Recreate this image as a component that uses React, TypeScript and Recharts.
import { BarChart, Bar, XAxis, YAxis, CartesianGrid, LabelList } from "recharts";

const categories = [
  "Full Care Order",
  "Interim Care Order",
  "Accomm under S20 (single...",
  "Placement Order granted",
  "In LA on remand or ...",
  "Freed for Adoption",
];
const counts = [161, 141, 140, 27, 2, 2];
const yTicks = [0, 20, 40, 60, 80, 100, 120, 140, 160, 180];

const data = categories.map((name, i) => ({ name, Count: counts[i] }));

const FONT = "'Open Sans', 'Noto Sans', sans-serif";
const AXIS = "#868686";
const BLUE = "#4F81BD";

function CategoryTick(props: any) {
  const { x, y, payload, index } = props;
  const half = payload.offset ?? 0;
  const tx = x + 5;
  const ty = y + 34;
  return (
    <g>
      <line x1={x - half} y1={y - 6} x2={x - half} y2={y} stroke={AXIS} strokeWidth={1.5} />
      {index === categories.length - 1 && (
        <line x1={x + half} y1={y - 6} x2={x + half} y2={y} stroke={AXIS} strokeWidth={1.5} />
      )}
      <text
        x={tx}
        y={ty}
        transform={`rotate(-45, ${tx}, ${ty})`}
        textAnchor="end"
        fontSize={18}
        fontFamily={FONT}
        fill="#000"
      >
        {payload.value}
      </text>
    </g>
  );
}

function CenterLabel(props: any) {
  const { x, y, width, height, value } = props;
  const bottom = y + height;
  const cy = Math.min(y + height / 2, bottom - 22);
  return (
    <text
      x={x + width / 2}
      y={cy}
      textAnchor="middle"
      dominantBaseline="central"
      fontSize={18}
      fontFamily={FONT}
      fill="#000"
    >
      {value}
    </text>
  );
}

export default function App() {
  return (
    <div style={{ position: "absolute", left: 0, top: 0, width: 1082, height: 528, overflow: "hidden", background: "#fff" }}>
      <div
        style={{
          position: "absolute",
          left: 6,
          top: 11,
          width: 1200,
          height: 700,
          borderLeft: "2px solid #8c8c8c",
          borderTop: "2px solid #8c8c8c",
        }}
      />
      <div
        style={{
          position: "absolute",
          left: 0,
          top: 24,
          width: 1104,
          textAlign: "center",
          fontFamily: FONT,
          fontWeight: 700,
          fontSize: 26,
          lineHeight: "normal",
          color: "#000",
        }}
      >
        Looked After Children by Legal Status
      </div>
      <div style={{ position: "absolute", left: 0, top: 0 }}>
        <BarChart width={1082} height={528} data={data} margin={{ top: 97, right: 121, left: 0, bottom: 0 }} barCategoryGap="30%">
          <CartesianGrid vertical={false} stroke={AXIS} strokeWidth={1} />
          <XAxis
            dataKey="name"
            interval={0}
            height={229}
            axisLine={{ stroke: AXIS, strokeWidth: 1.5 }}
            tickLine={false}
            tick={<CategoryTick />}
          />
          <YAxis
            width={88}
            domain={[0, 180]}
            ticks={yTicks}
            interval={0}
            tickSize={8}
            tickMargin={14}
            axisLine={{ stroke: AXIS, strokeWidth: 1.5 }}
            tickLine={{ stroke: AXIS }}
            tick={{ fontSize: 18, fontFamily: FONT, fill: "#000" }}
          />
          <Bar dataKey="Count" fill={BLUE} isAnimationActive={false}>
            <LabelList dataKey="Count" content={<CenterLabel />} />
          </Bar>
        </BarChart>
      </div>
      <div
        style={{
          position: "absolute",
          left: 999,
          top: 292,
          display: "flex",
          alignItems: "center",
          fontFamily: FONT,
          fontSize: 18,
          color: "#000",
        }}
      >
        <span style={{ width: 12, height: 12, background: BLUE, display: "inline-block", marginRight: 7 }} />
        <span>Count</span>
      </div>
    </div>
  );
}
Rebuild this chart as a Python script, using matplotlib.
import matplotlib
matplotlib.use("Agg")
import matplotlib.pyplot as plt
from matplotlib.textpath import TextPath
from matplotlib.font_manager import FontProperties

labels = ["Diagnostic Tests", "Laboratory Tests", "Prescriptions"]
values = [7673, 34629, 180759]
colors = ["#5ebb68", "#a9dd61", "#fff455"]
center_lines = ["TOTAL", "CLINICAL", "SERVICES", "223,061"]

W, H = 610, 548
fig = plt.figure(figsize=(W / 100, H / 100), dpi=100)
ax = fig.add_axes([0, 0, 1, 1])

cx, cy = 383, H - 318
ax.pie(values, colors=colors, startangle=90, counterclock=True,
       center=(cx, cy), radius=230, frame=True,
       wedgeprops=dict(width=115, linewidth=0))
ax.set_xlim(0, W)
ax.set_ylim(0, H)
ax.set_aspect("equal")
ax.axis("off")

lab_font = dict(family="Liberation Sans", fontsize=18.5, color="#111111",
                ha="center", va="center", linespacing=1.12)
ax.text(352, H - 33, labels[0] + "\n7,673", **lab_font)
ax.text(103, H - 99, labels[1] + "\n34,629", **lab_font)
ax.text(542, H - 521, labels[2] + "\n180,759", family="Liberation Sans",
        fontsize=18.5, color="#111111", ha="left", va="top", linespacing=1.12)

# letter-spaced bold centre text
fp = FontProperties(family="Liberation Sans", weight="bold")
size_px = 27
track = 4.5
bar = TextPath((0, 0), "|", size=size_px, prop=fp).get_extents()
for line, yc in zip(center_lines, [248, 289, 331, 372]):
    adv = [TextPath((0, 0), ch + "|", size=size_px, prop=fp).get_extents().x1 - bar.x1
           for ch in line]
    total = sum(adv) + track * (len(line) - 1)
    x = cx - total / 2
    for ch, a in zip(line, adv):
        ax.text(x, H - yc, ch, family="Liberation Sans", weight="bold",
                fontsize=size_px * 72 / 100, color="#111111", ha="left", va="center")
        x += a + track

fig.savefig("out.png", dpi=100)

:::

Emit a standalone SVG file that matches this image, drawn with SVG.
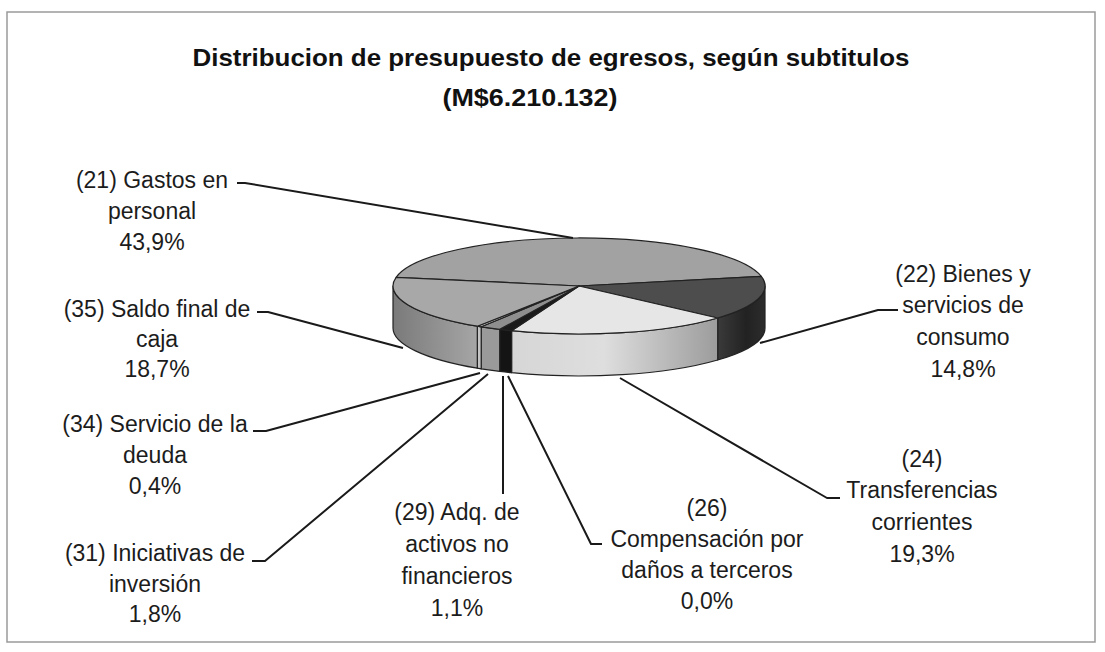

:::

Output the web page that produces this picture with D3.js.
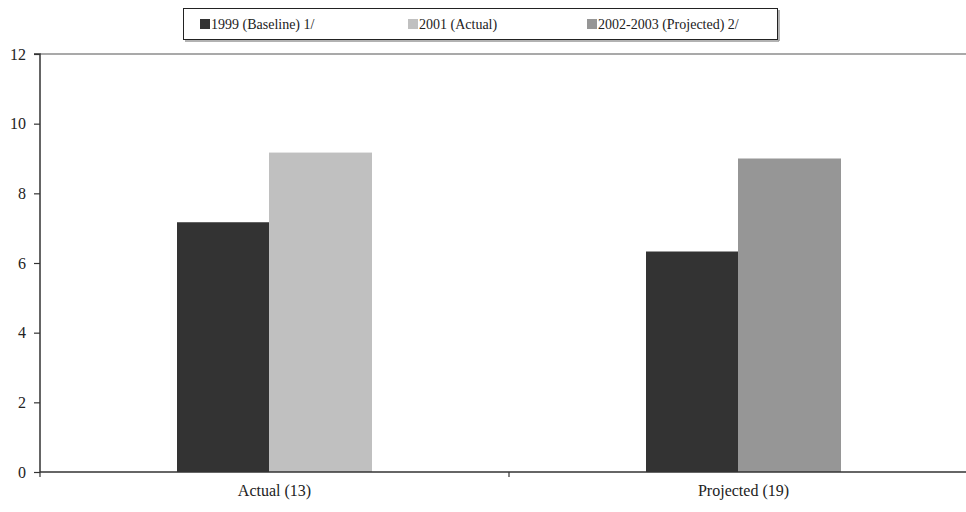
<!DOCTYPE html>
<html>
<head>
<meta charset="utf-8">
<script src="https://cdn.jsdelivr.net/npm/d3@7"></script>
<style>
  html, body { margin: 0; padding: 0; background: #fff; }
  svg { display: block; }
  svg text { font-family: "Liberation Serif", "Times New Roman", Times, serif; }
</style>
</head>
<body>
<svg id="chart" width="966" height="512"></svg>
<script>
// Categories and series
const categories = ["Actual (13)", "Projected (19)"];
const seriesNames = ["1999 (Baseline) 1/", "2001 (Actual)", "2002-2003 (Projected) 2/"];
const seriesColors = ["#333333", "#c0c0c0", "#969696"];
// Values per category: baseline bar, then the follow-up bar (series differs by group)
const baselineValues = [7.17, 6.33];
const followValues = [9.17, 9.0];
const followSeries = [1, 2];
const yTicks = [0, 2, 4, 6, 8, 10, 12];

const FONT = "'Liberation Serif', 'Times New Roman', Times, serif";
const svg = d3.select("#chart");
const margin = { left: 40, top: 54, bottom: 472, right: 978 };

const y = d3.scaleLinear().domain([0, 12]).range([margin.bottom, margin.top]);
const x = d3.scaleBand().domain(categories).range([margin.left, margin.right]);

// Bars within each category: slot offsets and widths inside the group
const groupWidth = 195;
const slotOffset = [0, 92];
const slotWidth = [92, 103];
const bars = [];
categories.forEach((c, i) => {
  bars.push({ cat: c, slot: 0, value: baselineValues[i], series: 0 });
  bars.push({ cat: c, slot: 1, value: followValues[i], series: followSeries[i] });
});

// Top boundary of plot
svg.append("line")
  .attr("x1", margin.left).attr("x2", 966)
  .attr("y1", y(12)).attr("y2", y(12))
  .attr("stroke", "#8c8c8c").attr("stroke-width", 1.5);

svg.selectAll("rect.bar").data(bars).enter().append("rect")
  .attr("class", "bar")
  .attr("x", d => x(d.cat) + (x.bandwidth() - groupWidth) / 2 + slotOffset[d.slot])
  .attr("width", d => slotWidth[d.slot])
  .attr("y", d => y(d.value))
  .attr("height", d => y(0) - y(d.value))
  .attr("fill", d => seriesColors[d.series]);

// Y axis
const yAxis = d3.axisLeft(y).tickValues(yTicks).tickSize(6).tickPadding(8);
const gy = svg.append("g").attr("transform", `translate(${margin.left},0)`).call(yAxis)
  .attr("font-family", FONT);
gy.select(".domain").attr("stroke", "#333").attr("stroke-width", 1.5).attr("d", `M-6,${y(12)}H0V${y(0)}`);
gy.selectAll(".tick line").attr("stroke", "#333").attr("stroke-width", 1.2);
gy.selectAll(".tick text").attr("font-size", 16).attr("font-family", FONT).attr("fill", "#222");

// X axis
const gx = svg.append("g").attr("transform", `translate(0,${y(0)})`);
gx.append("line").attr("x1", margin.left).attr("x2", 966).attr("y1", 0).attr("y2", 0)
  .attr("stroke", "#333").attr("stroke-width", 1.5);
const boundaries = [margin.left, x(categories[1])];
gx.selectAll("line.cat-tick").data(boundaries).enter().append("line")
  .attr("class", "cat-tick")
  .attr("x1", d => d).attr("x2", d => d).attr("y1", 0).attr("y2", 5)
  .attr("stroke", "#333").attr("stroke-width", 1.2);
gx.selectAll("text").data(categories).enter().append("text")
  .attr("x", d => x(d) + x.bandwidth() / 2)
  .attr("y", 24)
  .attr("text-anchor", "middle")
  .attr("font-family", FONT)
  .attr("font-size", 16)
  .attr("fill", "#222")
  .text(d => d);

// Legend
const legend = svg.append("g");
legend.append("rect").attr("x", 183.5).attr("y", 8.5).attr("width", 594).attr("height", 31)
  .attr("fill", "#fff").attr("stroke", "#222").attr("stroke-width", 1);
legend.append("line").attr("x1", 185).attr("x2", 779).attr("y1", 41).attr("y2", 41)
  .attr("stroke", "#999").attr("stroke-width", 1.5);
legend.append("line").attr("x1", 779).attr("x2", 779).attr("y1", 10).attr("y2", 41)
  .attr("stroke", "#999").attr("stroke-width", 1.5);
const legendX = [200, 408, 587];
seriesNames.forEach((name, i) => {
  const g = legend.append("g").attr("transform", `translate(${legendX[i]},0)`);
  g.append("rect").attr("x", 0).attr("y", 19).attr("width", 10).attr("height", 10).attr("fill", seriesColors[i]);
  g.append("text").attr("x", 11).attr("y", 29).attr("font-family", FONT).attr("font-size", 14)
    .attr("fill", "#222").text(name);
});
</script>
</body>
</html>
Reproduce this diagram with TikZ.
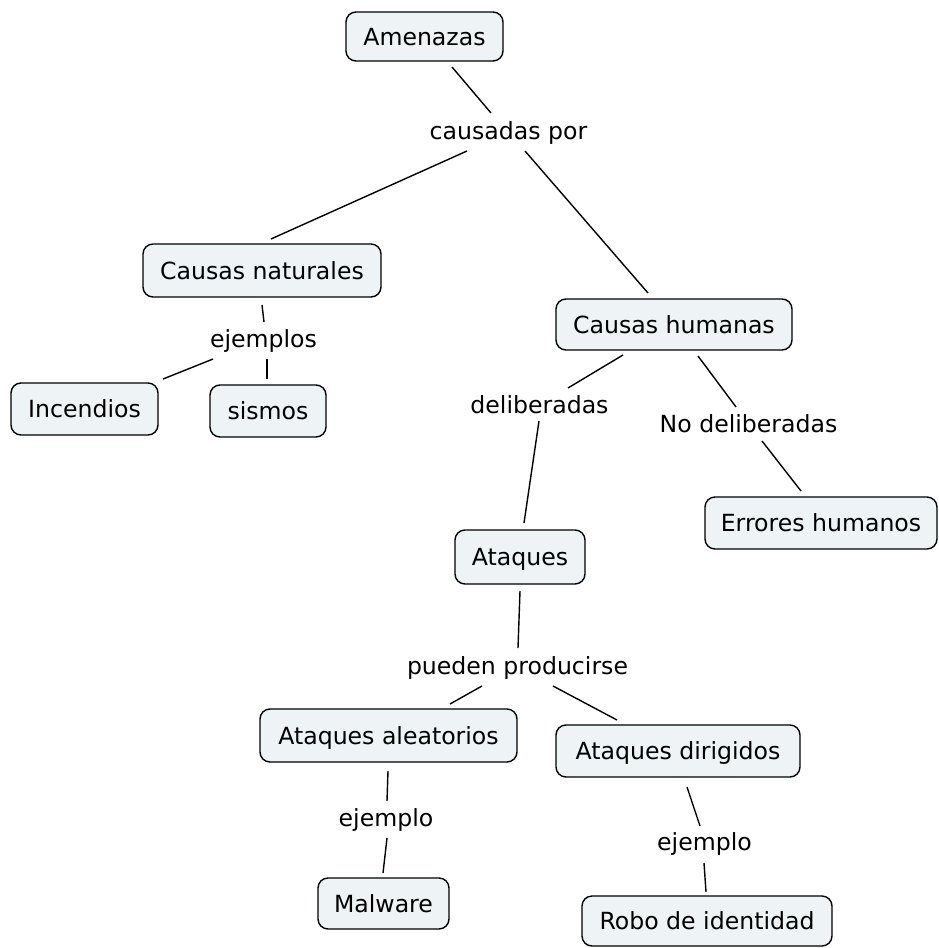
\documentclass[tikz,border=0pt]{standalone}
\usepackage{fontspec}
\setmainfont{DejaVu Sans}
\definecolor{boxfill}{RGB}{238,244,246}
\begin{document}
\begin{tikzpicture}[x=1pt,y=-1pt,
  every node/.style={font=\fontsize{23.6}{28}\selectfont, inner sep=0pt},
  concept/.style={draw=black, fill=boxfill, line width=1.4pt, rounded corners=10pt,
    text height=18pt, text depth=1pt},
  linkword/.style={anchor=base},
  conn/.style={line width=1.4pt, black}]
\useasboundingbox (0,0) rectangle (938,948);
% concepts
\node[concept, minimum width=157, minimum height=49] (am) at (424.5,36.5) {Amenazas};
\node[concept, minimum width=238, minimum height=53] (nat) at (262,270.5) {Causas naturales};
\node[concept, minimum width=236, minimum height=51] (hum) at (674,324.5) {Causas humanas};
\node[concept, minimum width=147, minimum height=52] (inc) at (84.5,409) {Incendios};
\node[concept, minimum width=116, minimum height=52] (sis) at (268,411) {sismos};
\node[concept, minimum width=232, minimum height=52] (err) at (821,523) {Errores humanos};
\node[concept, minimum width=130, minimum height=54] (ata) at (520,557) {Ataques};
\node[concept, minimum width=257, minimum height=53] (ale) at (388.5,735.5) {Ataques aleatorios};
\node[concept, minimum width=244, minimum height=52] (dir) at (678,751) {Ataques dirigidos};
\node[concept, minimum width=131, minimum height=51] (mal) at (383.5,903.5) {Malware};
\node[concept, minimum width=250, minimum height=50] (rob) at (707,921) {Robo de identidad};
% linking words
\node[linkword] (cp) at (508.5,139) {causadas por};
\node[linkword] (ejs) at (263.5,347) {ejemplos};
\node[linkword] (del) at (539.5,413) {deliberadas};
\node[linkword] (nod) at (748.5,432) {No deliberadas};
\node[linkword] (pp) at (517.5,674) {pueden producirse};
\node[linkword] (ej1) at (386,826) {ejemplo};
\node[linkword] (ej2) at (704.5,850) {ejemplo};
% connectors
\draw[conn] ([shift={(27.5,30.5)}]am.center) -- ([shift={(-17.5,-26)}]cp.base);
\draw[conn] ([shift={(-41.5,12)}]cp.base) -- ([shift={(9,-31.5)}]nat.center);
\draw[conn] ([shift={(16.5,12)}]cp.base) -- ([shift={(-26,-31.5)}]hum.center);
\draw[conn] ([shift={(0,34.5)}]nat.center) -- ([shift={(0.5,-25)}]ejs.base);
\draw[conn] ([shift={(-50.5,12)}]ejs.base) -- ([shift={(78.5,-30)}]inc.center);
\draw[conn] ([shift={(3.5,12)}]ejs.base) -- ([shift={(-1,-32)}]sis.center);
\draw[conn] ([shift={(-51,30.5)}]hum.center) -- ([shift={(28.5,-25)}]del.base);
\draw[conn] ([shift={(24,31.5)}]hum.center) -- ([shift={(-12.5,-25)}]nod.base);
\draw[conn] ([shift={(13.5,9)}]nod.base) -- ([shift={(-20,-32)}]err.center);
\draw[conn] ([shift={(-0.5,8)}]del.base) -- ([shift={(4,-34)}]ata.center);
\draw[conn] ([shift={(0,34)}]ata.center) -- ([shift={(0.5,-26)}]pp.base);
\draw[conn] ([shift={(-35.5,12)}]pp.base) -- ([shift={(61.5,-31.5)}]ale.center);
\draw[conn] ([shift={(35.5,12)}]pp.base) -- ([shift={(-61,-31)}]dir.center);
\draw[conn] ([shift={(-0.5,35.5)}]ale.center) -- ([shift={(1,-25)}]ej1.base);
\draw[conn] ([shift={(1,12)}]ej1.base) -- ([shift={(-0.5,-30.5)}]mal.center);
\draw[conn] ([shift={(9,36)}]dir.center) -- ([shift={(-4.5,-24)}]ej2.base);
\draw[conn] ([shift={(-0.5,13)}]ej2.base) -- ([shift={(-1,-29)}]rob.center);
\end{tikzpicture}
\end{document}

:::

## AIM OF THE EXERCISE
The required output is an exact reproduction of the lines starting at the one that contains "Recreate this image" and ending at the one that contains "YAxis, CartesianGrid, LabelList". Both boundary lines belong to it.

## OUTPUT
Recreate this image as a component that uses React, TypeScript and Recharts.
import { BarChart, Bar, XAxis, YAxis, CartesianGrid, LabelList } from "recharts";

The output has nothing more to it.